Che un ministero incapace di asfaltare le strade, stendere binari e assicurare il medesimo standard nei trasporti su tutto il territorio nazionale non possieda la necessaria qualità per realizzarlo, questo è sotto gli occhi di tutti.
In Giappone un ministro che tradisse una così alta promessa, sguainerebbe la katana per giustiziarsi da sé in un coraggioso harakiri.
In Germania si limiterebbe a rassegnare all’istante le proprie dimissioni.
In Italia si spenderebbe in lagne alla disperata ricerca di un qualsiasi colpevole purché differente da lui. Molto differente. Come può esserlo un magistrato della Corte dei Conti.

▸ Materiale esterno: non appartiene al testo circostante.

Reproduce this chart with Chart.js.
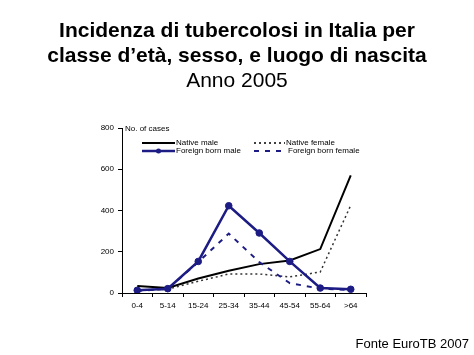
<!DOCTYPE html>
<html>
<head>
<meta charset="utf-8">
<script src="https://cdn.jsdelivr.net/npm/chart.js@4.4.1/dist/chart.umd.min.js"></script>
<style>
  html, body { margin: 0; padding: 0; background: #fff; }
  #wrap { position: relative; width: 474px; height: 355px; overflow: hidden; font-family: "Liberation Sans", Arial, sans-serif; }
  #title { position: absolute; left: 0; top: 17px; width: 474px; text-align: center; font-size: 21px; line-height: 25px; color: #000; }
  #title b { font-weight: bold; }
  #foot { position: absolute; right: 5px; top: 336px; font-size: 13px; color: #000; }
  canvas { position: absolute; left: 0; top: 0; }
</style>
</head>
<body>
<div id="wrap">
  <canvas id="c" width="474" height="355"></canvas>
  <div id="title"><b>Incidenza di tubercolosi in Italia per</b><br><b>classe d’età, sesso, e luogo di nascita</b><br>Anno 2005</div>
  <div id="foot">Fonte EuroTB 2007</div>
</div>
<script>
const categories = ["0-4", "5-14", "15-24", "25-34", "35-44", "45-54", "55-64", ">64"];
const nativeMale = [34, 24, 70, 108, 140, 158, 213, 570];
const nativeFemale = [12, 18, 57, 92, 92, 78, 102, 425];
const foreignMale = [13, 21, 153, 423, 291, 153, 24, 18];
const foreignFemale = [10, 20, 150, 288, 150, 48, 21, 15];
const yTicks = [0, 200, 400, 600, 800];
const seriesNames = ["Native male", "Native female", "Foreign born male", "Foreign born female"];
const yAxisLabel = "No. of cases";

const NAVY = "#1c1c84";
const FONT = "'Liberation Sans', Arial, sans-serif";

const legendPlugin = {
  id: "inLegend",
  afterDraw(chart) {
    const ctx = chart.ctx;
    const a = chart.chartArea;
    ctx.save();
    ctx.font = "8px " + FONT;
    ctx.fillStyle = "#000";
    ctx.textBaseline = "middle";
    ctx.textAlign = "left";
    ctx.fillText(yAxisLabel, a.left + 3, a.top + 1);
    const items = [
      {x: a.left + 20, y: a.top + 15, w: 33, color: "#000", lw: 2, dash: [], dot: false, name: seriesNames[0], tx: a.left + 54},
      {x: a.left + 132, y: a.top + 15, w: 31, color: "#000", lw: 1.5, dash: [2, 3], dot: false, name: seriesNames[1], tx: a.left + 164},
      {x: a.left + 20, y: a.top + 23, w: 33, color: NAVY, lw: 2.5, dash: [], dot: true, name: seriesNames[2], tx: a.left + 54},
      {x: a.left + 132, y: a.top + 23, w: 27, color: NAVY, lw: 2, dash: [5, 6], dot: false, name: seriesNames[3], tx: a.left + 166}
    ];
    items.forEach(it => {
      ctx.beginPath();
      ctx.strokeStyle = it.color;
      ctx.lineWidth = it.lw;
      ctx.setLineDash(it.dash);
      ctx.moveTo(it.x, it.y);
      ctx.lineTo(it.x + it.w, it.y);
      ctx.stroke();
      ctx.setLineDash([]);
      if (it.dot) {
        ctx.beginPath();
        ctx.fillStyle = it.color;
        ctx.arc(it.x + it.w / 2, it.y, 2.5, 0, Math.PI * 2);
        ctx.fill();
      }
      ctx.fillStyle = "#000";
      ctx.fillText(it.name, it.tx, it.y);
    });
    ctx.restore();
  }
};

new Chart(document.getElementById("c"), {
  type: "line",
  data: {
    labels: categories,
    datasets: [
      {label: seriesNames[0], data: nativeMale, borderColor: "#000", borderWidth: 2, pointRadius: 0, tension: 0, order: 3},
      {label: seriesNames[1], data: nativeFemale, borderColor: "#333", borderWidth: 1.5, borderDash: [2, 3], pointRadius: 0, tension: 0, order: 4},
      {label: seriesNames[2], data: foreignMale, borderColor: NAVY, backgroundColor: NAVY, borderWidth: 2.5, pointRadius: 3.3, pointBorderWidth: 1, pointHoverRadius: 3.3, pointBackgroundColor: NAVY, pointBorderColor: NAVY, tension: 0, order: 1},
      {label: seriesNames[3], data: foreignFemale, borderColor: NAVY, borderWidth: 2, borderDash: [5, 6], pointRadius: 0, tension: 0, order: 2}
    ]
  },
  options: {
    responsive: false,
    animation: false,
    events: [],
    layout: { padding: { left: 92, right: 108, top: 128, bottom: 42 } },
    plugins: { legend: { display: false }, title: { display: false }, tooltip: { enabled: false } },
    scales: {
      x: {
        offset: true,
        grid: { display: true, drawOnChartArea: false, drawTicks: true, tickLength: 4, color: "#000", offset: true },
        border: { display: true, color: "#000", width: 1 },
        ticks: { color: "#000", font: { family: FONT, size: 8 }, padding: 4, maxRotation: 0, autoSkip: false },
        afterFit(s) { s.height = 20; }
      },
      y: {
        min: 0, max: 800,
        afterBuildTicks(s) { s.ticks = yTicks.map(v => ({value: v})); },
        grid: { display: true, drawOnChartArea: false, drawTicks: true, tickLength: 4, color: "#000" },
        border: { display: true, color: "#000", width: 1 },
        ticks: { color: "#000", font: { family: FONT, size: 8 }, padding: 4 },
        afterFit(s) { s.width = 30; }
      }
    }
  },
  plugins: [legendPlugin]
});
</script>
</body>
</html>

Istituzione che, a differenza di altre, quando incomincia un lavoro si studia di portarlo a termine.
E dovendosi occupare di conti (quelli con l’oste, non quelli col feudo) col dovuto scrupolo controlla che quei conti tornino.
«Questa è la casta giudiziaria, che vede il crollo del suo potere e del suo impero!», è la risposta del ministro, membro a pieno titolo della «casta governativa» (forse la più politicizzata fra le tre massime istituzioni).
Sorvolando sul fatto che il potere esecutivo poco avrebbe di che compiacersi di un possibile crollo del potere giudiziario, così come di quello legislativo, la Corte dei Conti si è in effetti limitata a segnalare alcune criticità in materia finanziaria, che si impegna a meglio precisare entro trenta giorni.
Si parla di stime di traffico che, con pedaggi a prezzi politici (pochi euro contro i 55 del ponte di Øresund, tra Danimarca e Svezia), non coprirebbero i costi, così come di una mancata conformità alle norme europee.
La Corte dei Conti, insomma, sta facendo il proprio dovere.
La Corte dei Ponti (il Ministero delle Infrastrutture e dei Trasporti) sta facendo il suo?
O è forse un ministero politicizzato, più abile nel pontificare in senso lato, che non in senso proprio?